Alcohol's effects on the brain are bad enough, but there is a reason the law treats certain drugs much more seriously than others. If the reason is open to any debate, sports professionals ought not to be much interested in it. As professionals they would play safe, avoiding any substance that carried the slightest risk of doing lasting damage to their mental agility. A player who takes such a risk is not just trifling with the law or letting down their team, they are calling into question their suitability for high performance sport of any kind.
It is bad enough they can be put under pressure to use performance enhancing substances but when they are introduced to prohibited recreational drugs sporting people should not be interested. Sport stands for values of physical health and fitness, it is - or should be - the antithesis of a drug culture.
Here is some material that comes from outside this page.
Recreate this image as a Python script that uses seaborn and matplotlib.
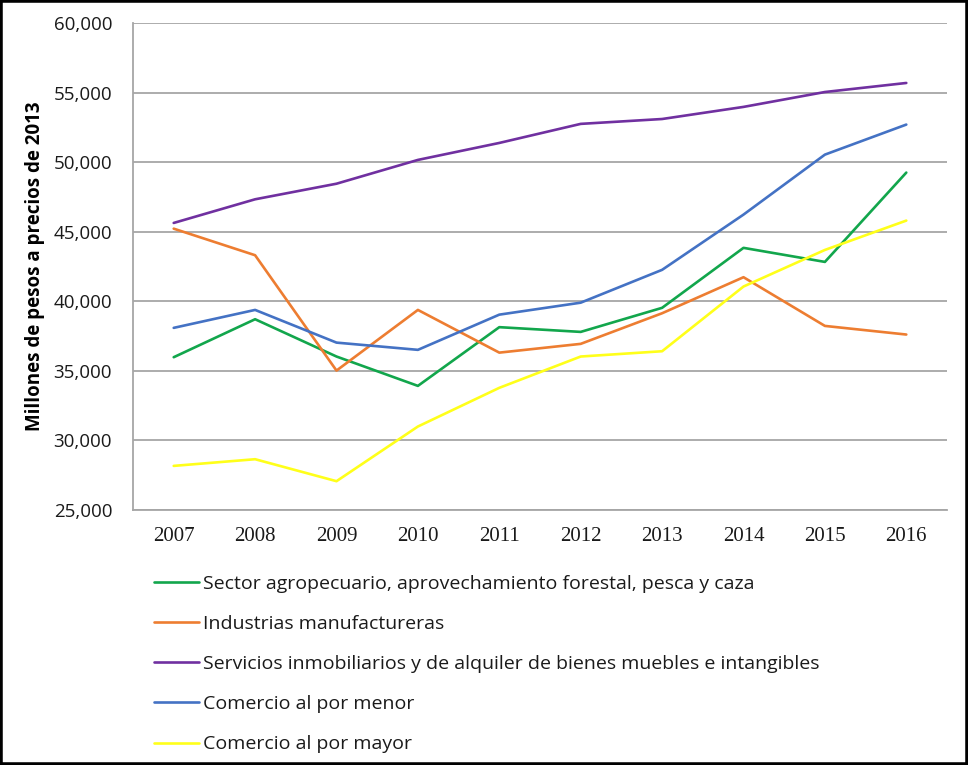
import matplotlib
matplotlib.use("Agg")
import matplotlib.pyplot as plt
import matplotlib.patches as mpatches
from matplotlib.ticker import FuncFormatter
import seaborn as sns
import pandas as pd

years = [2007, 2008, 2009, 2010, 2011, 2012, 2013, 2014, 2015, 2016]

series_names = [
    "Sector agropecuario, aprovechamiento forestal, pesca y caza",
    "Industrias manufactureras",
    "Servicios inmobiliarios y de alquiler de bienes muebles e intangibles",
    "Comercio al por menor",
    "Comercio al por mayor",
]

agro = [35980, 38710, 36030, 33920, 38140, 37800, 39530, 43840, 42830, 49250]
manuf = [45220, 43310, 35020, 39380, 36310, 36940, 39140, 41730, 38230, 37610]
inmob = [45630, 47330, 48450, 50160, 51380, 52750, 53100, 53970, 55040, 55690]
menor = [38090, 39380, 37030, 36510, 39040, 39900, 42260, 46230, 50540, 52700]
mayor = [28170, 28650, 27070, 31000, 33780, 36030, 36410, 41060, 43690, 45800]

colors = ["#12a64c", "#ed7d31", "#7030a0", "#4472c4", "#ffff1a"]

y_ticks = [25000, 30000, 35000, 40000, 45000, 50000, 55000, 60000]
y_label = "Millones de pesos a precios de 2013"

rows = []
for name, vals in zip(series_names, [agro, manuf, inmob, menor, mayor]):
    for yr, v in zip(years, vals):
        rows.append({"Año": yr, "Valor": v, "Serie": name})
df = pd.DataFrame(rows)

sns.set_style("white")
plt.rcParams["font.family"] = ["Open Sans", "DejaVu Sans"]

fig = plt.figure(figsize=(9.68, 7.65), dpi=100)
ax = fig.add_axes([133 / 968, 1 - 510 / 765, (947 - 133) / 968, (510 - 23) / 765])

sns.lineplot(data=df, x="Año", y="Valor", hue="Serie", hue_order=series_names,
             palette=dict(zip(series_names, colors)), linewidth=1.9, ax=ax,
             legend=True)

ax.set_xlim(2006.5, 2016.5)
ax.set_ylim(25000, 60000)
ax.set_yticks(y_ticks)
ax.set_xticks(years)
ax.yaxis.set_major_formatter(FuncFormatter(lambda v, p: f"{int(v):,}"))
ax.grid(axis="y", color="#a6a6a6", linewidth=1.3)
ax.set_axisbelow(True)
for side in ["top", "right"]:
    ax.spines[side].set_visible(False)
for side in ["left", "bottom"]:
    ax.spines[side].set_color("#a6a6a6")
    ax.spines[side].set_linewidth(1.3)
ax.tick_params(axis="both", length=0)
ax.tick_params(axis="y", pad=15, labelsize=13.5, labelcolor="#1a1a1a")
ax.tick_params(axis="x", pad=12)
for lab in ax.get_xticklabels():
    lab.set_fontfamily("Liberation Serif")
    lab.set_fontsize(15)
    lab.set_color("#1a1a1a")
ax.set_xlabel("")
ax.set_ylabel(y_label, fontsize=13.5, fontweight="bold", color="black", labelpad=6)

handles, labels = ax.get_legend_handles_labels()
ax.get_legend().remove()
leg = fig.legend(handles, labels, loc="upper left",
                 bbox_to_anchor=(146 / 968, 1 - 567 / 765),
                 frameon=False, fontsize=14, handlelength=2.3,
                 handletextpad=0.25, labelspacing=1.14, borderaxespad=0)
for t in leg.get_texts():
    t.set_color("#1a1a1a")

fig.add_artist(mpatches.Rectangle((0, 0), 1, 1, transform=fig.transFigure,
                                  fill=False, edgecolor="black", linewidth=4))

fig.savefig("out.png", dpi=100)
Society values sport for that reason, when exponents of sport dabble in a drug culture they dishonour not just themselves or even just their game, they betray one of the most basic ideals sport represents to society at large.
The pity is that these cocaine incidents come as the rugby codes in New Zealand appear to be taking a more responsible attitude to the recreational drug most suited to them, cold quenching beer. Rugby clubs these days are not the swill they used to be on a Saturday evening. The legendary drinking excesses of rugby teams from the All Blacks down, have been consigned to history. Or so we are told.